Experiment for yourself and notice the result:
  • Walk stairs instead of taking elevators
  • Stand up throughout a meeting (and don't harshly judge those that do)
  • Walk around the block or campus for your 1:1's
  • Run sprints or jump rope before an innovation or problem-solving session
  • Breath more deeply and fully
  • Stop and stretch every 90 minutes
  • Sit up straight and ergonomically correct
  • Meditate

Read Washington Post and HBR article for more. Thanks to Megan for the resource!

Friday, March 13, 2015

Be Kind in Thought

Water crystals change from beautiful to distorted based on what is communicated with thoughts and words according to the work of Masaru Emoto. So what does our limiting self talk do to us and what could shift with a little appreciation?
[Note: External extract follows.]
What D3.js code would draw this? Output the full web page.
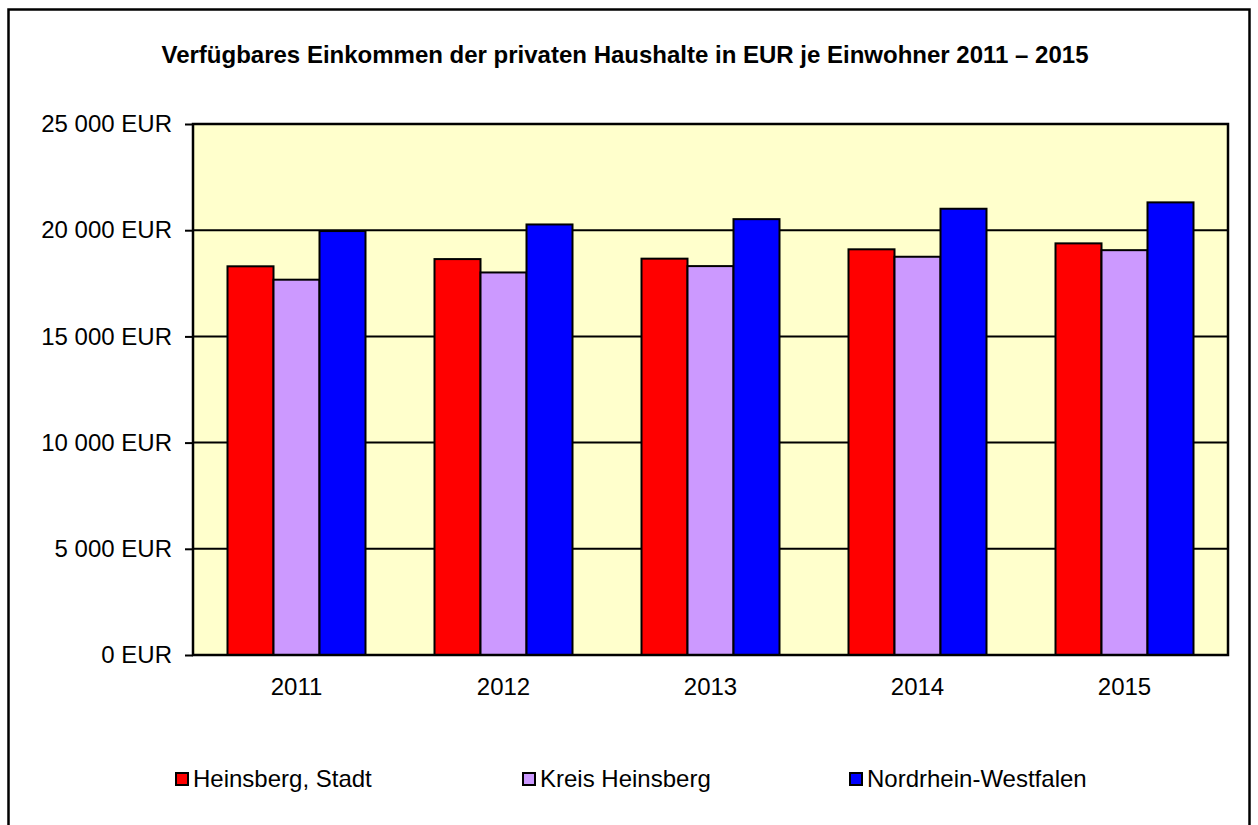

"Be kind to yourself, and your mind will become kind as well. That's how it works." Adyashanti


Thursday, February 12, 2015

From Dysfunction to Cohesiveness

If you want to cultivate team excellence, where do you start?

Patrick Lencioni has recently renamed the 5 Dysfunctions of a Team to the 5 Behaviors of a Cohesive Team. It is more than semantics because teams that operate as a unified, synergistic whole do outperform those that don't. And what we put our attention on grows!

Begin by considering 5 fundamental areas of influence. Does your team:
  • Trust in a transparent, honest and vulnerable manner?
  • Engage in unfiltered dialogue around ideas and different perspectives? 
  • Commit to and align fully with decisions (even when they disagree)?
  • Hold each other accountable to team agreements?
  • Deliver quality results on time and in budget with enthusiasm?
We've found that high levels of trust, conflict competence, commitment, accountability and results-orientation do in fact contribute to team excellence if we focus on what we do want (cohesion) instead of what we don't (dysfunction).